All lines from the beginning of the listing through the line with "dates = pd.date_range('2024-11-20', '2025-05-20', freq='D')" are to be copied word for word; the pictures are not.

* start *

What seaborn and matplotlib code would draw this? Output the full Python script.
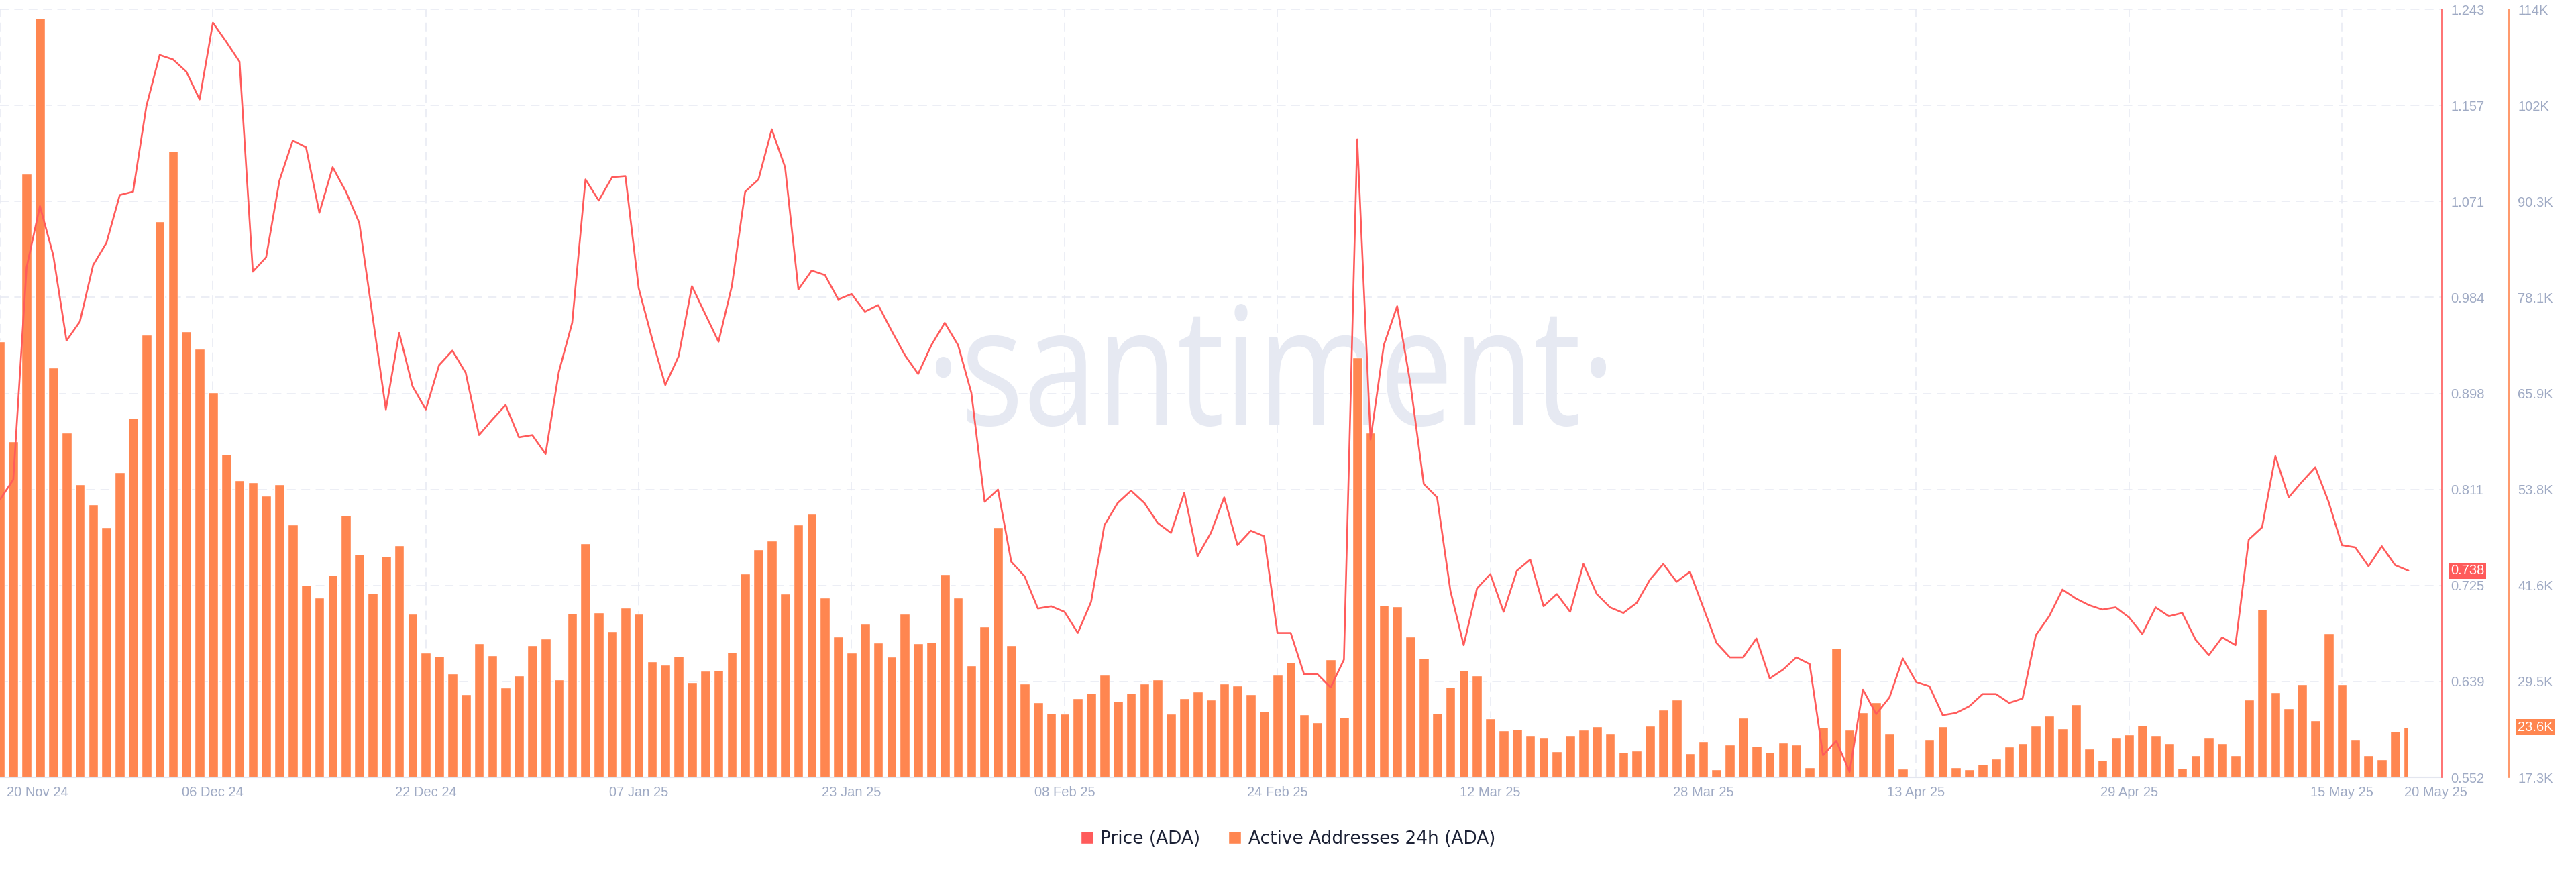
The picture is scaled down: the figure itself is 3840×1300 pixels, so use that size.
import numpy as np
import pandas as pd
import matplotlib
matplotlib.use('Agg')
import matplotlib.pyplot as plt
import seaborn as sns
from matplotlib.patches import Patch, PathPatch
from matplotlib.textpath import TextPath
from matplotlib.font_manager import FontProperties
from matplotlib.transforms import Affine2D, IdentityTransform, ScaledTranslation

# ---------------- data ----------------
dates = pd.date_range('2024-11-20', '2025-05-20', freq='D')

price = [
    0.802, 0.820, 1.011, 1.066, 1.022, 0.945, 0.962, 1.013, 1.033, 1.076,
    1.079, 1.156, 1.202, 1.198, 1.187, 1.162, 1.231, 1.214, 1.196, 1.007,
    1.020, 1.089, 1.125, 1.119, 1.060, 1.101, 1.079, 1.051, 0.967, 0.883,
    0.952, 0.904, 0.883, 0.923, 0.936, 0.916, 0.860, 0.874, 0.887, 0.858,
    0.860, 0.843, 0.917, 0.961, 1.090, 1.071, 1.092, 1.093, 0.992, 0.947,
    0.905, 0.931, 0.994, 0.969, 0.944, 0.994, 1.079, 1.090, 1.135, 1.101,
    0.991, 1.008, 1.004, 0.982, 0.987, 0.971, 0.977, 0.954, 0.932, 0.915,
    0.941, 0.961, 0.941, 0.898, 0.800, 0.811, 0.746, 0.733, 0.704, 0.706,
    0.701, 0.682, 0.710, 0.779, 0.799, 0.810, 0.799, 0.781, 0.772, 0.808,
    0.751, 0.772, 0.804, 0.761, 0.774, 0.769, 0.682, 0.682, 0.645, 0.645,
    0.633, 0.658, 1.126, 0.856, 0.941, 0.976, 0.906, 0.816, 0.804, 0.720,
    0.671, 0.722, 0.735, 0.701, 0.738, 0.748, 0.706, 0.717, 0.701, 0.744,
    0.717, 0.705, 0.700, 0.709, 0.730, 0.744, 0.728, 0.737, 0.705, 0.673,
    0.660, 0.660, 0.677, 0.641, 0.649, 0.660, 0.654, 0.572, 0.585, 0.557,
    0.631, 0.609, 0.624, 0.659, 0.638, 0.634, 0.608, 0.610, 0.616, 0.627,
    0.627, 0.619, 0.623, 0.680, 0.697, 0.721, 0.713, 0.707, 0.703, 0.705,
    0.696, 0.681, 0.705, 0.697, 0.700, 0.676, 0.662, 0.678, 0.671, 0.766,
    0.777, 0.841, 0.804, 0.818, 0.831, 0.800, 0.761, 0.759, 0.742, 0.760,
    0.743, 0.738,
]

# active addresses, thousands
active_k = [
    72.2, 59.6, 93.3, 112.9, 68.9, 60.7, 54.2, 51.7, 48.8, 55.7,
    62.6, 73.0, 87.3, 96.2, 73.5, 71.3, 65.8, 58.0, 54.7, 54.5,
    52.8, 54.2, 49.1, 41.5, 39.9, 42.8, 50.3, 45.4, 40.5, 45.2,
    46.5, 37.9, 33.0, 32.6, 30.4, 27.8, 34.2, 32.7, 28.6, 30.1,
    33.9, 34.8, 29.6, 38.0, 46.8, 38.1, 35.7, 38.7, 37.9, 31.9,
    31.5, 32.6, 29.3, 30.7, 30.8, 33.1, 43.0, 46.0, 47.1, 40.4,
    49.1, 50.5, 39.9, 35.0, 33.0, 36.6, 34.3, 32.5, 37.9, 34.2,
    34.4, 42.9, 39.9, 31.4, 36.3, 48.8, 33.9, 29.1, 26.8, 25.4,
    25.3, 27.3, 27.9, 30.2, 26.9, 27.9, 29.1, 29.6, 25.3, 27.3,
    28.1, 27.1, 29.1, 28.9, 27.8, 25.7, 30.2, 31.8, 25.2, 24.2,
    32.2, 24.9, 70.2, 60.7, 39.0, 38.8, 35.0, 32.3, 25.4, 28.7,
    30.8, 30.1, 24.7, 23.2, 23.4, 22.6, 22.4, 20.6, 22.6, 23.3,
    23.7, 22.8, 20.5, 20.7, 23.8, 25.8, 27.1, 20.3, 21.9, 18.3,
    21.4, 24.8, 21.3, 20.5, 21.7, 21.4, 18.6, 23.6, 33.6, 23.3,
    25.5, 26.8, 22.8, 18.4, 17.4, 22.1, 23.7, 18.6, 18.3, 19.0,
    19.7, 21.2, 21.6, 23.8, 25.1, 23.5, 26.5, 20.9, 19.5, 22.4,
    22.7, 23.9, 22.6, 21.6, 18.5, 20.1, 22.4, 21.6, 20.1, 27.1,
    38.5, 28.0, 26.0, 29.0, 24.5, 35.5, 29.0, 22.1, 20.1, 19.6,
    23.1, 23.6,
]

price_ticks = ['0.552', '0.639', '0.725', '0.811', '0.898', '0.984', '1.071', '1.157', '1.243']
active_ticks = ['17.3K', '29.5K', '41.6K', '53.8K', '65.9K', '78.1K', '90.3K', '102K', '114K']
tick_dates = pd.date_range('2024-11-20', periods=12, freq='16D')
end_label = '20 May 25'
series_names = ['Price (ADA)', 'Active Addresses 24h (ADA)']

RED = '#ff5b5b'
ORANGE = '#ff8650'
GREY = '#9faac4'
GRID = '#e7eaf3'

sns.set_theme(style='white')
plt.rcParams['font.family'] = ['Liberation Sans', 'DejaVu Sans']

df = pd.DataFrame({'day': (dates - dates[0]).days,
                   'price': price,
                   'active': np.array(active_k) * 1000})

fig = plt.figure(figsize=(38.4, 13), dpi=100)
ax = fig.add_axes([0, 0.10846, 0.94792, 0.88077])

# bars: active addresses
sns.barplot(data=df, x='day', y='active', native_scale=True, color=ORANGE,
            saturation=1, width=0.74, errorbar=None, ax=ax)
# last (current) day is only drawn as half a bar
last_bar = max(ax.patches, key=lambda p: p.get_x())
last_bar.set_width(last_bar.get_width() / 2)

# price line on its own axis
axp = ax.twinx()
sns.lineplot(data=df, x='day', y='price', ax=axp, color=RED, lw=1.9)

lo_a = float(active_ticks[0][:-1]) * 1000
hi_a = float(active_ticks[-1][:-1]) * 1000
lo_p, hi_p = float(price_ticks[0]), float(price_ticks[-1])
ax.set_xlim(0, 183.51)
ax.set_ylim(lo_a, hi_a)
axp.set_ylim(lo_p, hi_p)

# y axes, both on the right
axp.set_yticks(np.linspace(lo_p, hi_p, len(price_ticks)), price_ticks)
ax.set_yticks(np.linspace(lo_a, hi_a, len(active_ticks)), active_ticks)
ax.yaxis.tick_right()
ax.spines['right'].set_position(('outward', 72))
for a in (ax, axp):
    a.tick_params(axis='y', length=0, pad=9.4, labelsize=14.5, labelcolor=GREY)
    a.set_xlabel('')
    a.set_ylabel('')

for s in ['top', 'left']:
    ax.spines[s].set_visible(False)
ax.spines['right'].set_color(ORANGE)
ax.spines['right'].set_linewidth(1.2)
ax.spines['bottom'].set_color('#e3e6ef')
ax.spines['bottom'].set_linewidth(1.5)
for s in ['top', 'left', 'bottom']:
    axp.spines[s].set_visible(False)
axp.spines['right'].set_color(RED)
axp.spines['right'].set_linewidth(1.2)

# x axis: dates every 16 days + end date
tick_days = (tick_dates - dates[0]).days
ax.set_xticks(tick_days, [d.strftime('%d %b %y') for d in tick_dates])
ax.set_xticks([(dates[-1] - dates[0]).days], [end_label], minor=True)
ax.tick_params(axis='x', which='both', length=0, pad=9, labelsize=14.5, labelcolor=GREY)
first = ax.get_xticklabels()[0]
first.set_ha('left')
first.set_transform(first.get_transform() + ScaledTranslation(0.10, 0, fig.dpi_scale_trans))
endlab = ax.get_xticklabels(minor=True)[0]
endlab.set_ha('left')
endlab.set_transform(endlab.get_transform() + ScaledTranslation(-0.06, 0, fig.dpi_scale_trans))

# dashed grid
ax.set_axisbelow(True)
ax.grid(axis='y', color=GRID, lw=1.1, linestyle=(0, (8.5, 5.5)))
ax.grid(axis='x', which='major', color=GRID, lw=1.1, linestyle=(0, (8.5, 5.5)))

# watermark
tp = TextPath((0, 0), '\u00b7santiment\u00b7', size=100, prop=FontProperties(family='Open Sans'))
bb = tp.get_extents()
wm = Affine2D().translate(-bb.x0, -bb.y0).scale(999 / bb.width, 183 / bb.height).translate(1395, 664)
ax.add_patch(PathPatch(wm.transform_path(tp), transform=IdentityTransform(),
                       fc='#e6e9f2', ec='none', zorder=0.3))

# last-value badges
axp.annotate(f'{price[-1]:.3f}', xy=(1, price[-1]), xycoords=('axes fraction', 'data'),
             xytext=(9.4, 0), textcoords='offset points', ha='left', va='center',
             fontsize=14.5, color='white', annotation_clip=False,
             bbox=dict(boxstyle='square,pad=0.12', fc=RED, ec='none'))
ax.annotate(f'{active_k[-1]:.1f}K', xy=(1, active_k[-1] * 1000), xycoords=('axes fraction', 'data'),
            xytext=(81.4, 0), textcoords='offset points', ha='left', va='center',
            fontsize=14.5, color='white', annotation_clip=False,
            bbox=dict(boxstyle='square,pad=0.12', fc=ORANGE, ec='none'))

# legend
fig.legend(handles=[Patch(fc=RED, label=series_names[0]),
                    Patch(fc=ORANGE, label=series_names[1])],
           loc='center', bbox_to_anchor=(0.5, 0.0377), ncol=2, frameon=False,
           prop={'family': 'DejaVu Sans', 'size': 19}, labelcolor='#1c2135',
           handlelength=0.72, handleheight=0.72, handletextpad=0.4, columnspacing=1.6)

fig.savefig('out.png', dpi=100, facecolor='white')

* end *

[The result]
What seaborn and matplotlib code would draw this? Output the full Python script.
The picture is scaled down: the figure itself is 3840×1300 pixels, so use that size.
import numpy as np
import pandas as pd
import matplotlib
matplotlib.use('Agg')
import matplotlib.pyplot as plt
import seaborn as sns
from matplotlib.patches import Patch, PathPatch
from matplotlib.textpath import TextPath
from matplotlib.font_manager import FontProperties
from matplotlib.transforms import Affine2D, IdentityTransform, ScaledTranslation

# ---------------- data ----------------
dates = pd.date_range('2024-11-20', '2025-05-20', freq='D')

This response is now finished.